Thursday, September 30, 2010

GHC10: Cloudy with a Chance of Security, Another perspective

I was excited to see one of the women I had breakfast with, Gerlinde Zibulski (SAP, AG), on the panel, as we were already having fascinating discussions on security and data privacy this morning.  Other panelists include Kore Koubourlis (Microsoft), Linda Berardi (StraTerra Partners, LLC), and Alyssa Henry (Amazon Simple Storage Service).

This panel starts out with a great explanation of cloud computing: you pay for what you use, not for provisioning the system. Great for smaller companies that want to be able to change platforms or other directions quickly.  Customers can focus on doing work, not trying to piece together a system from scratch.

When it comes to security and privacy, you need to think about things like how long can I store this data? How securely does this data need to be stored? What countries can this data be stored in?  Compliance obligations can make this that much more complicated.

By storing your data in the cloud, you can leverage resources of the cloud, like disaster recovery set up, backups, penetration testing, etc. While individual organizations may say they'd like to do these types of things, and they might even have plans to do so, cloud providers have to have this all set up before they even put the cloud online. This is what you're buying from them, it's part of the service.

A funny thing is, while people are often afraid of putting things in the cloud, they actually discover that they have a much better idea of what is happening in the cloud with all the logging than they do for their internal network. There is a big problem with these internal unknown server, with the lack of logs and analysis: you might be paying people to maintain servers and applications that are over provisioned or just not used! True, you could add this type of auditing to your internal servers and applications, but will you?

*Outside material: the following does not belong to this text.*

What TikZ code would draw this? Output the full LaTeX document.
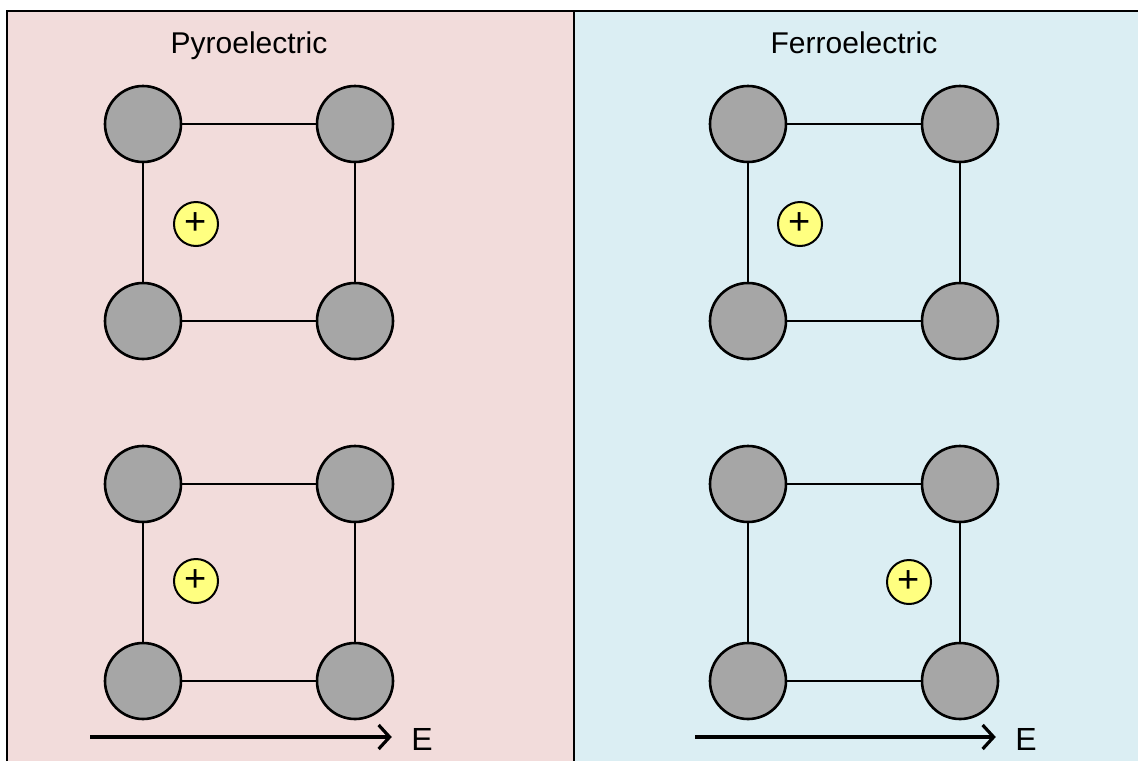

Because cloud computing was so criticized a few years ago due to inadequate security, you'll often find the security on these servers is much better than anything you would provision yourself. Cloud providers know now that they are being constantly scrutinized, so they have to be secure. The panelist put forth the supposition that they are more secure than anyone's internal servers, but that does kind of miss the point that at least internal servers are... internal :-)

Overall an interesting talk, though I would've like to hear more about how they secured their clouds (where instead there was a lot of why), but it's great seeing so many women that work in security in just one morning!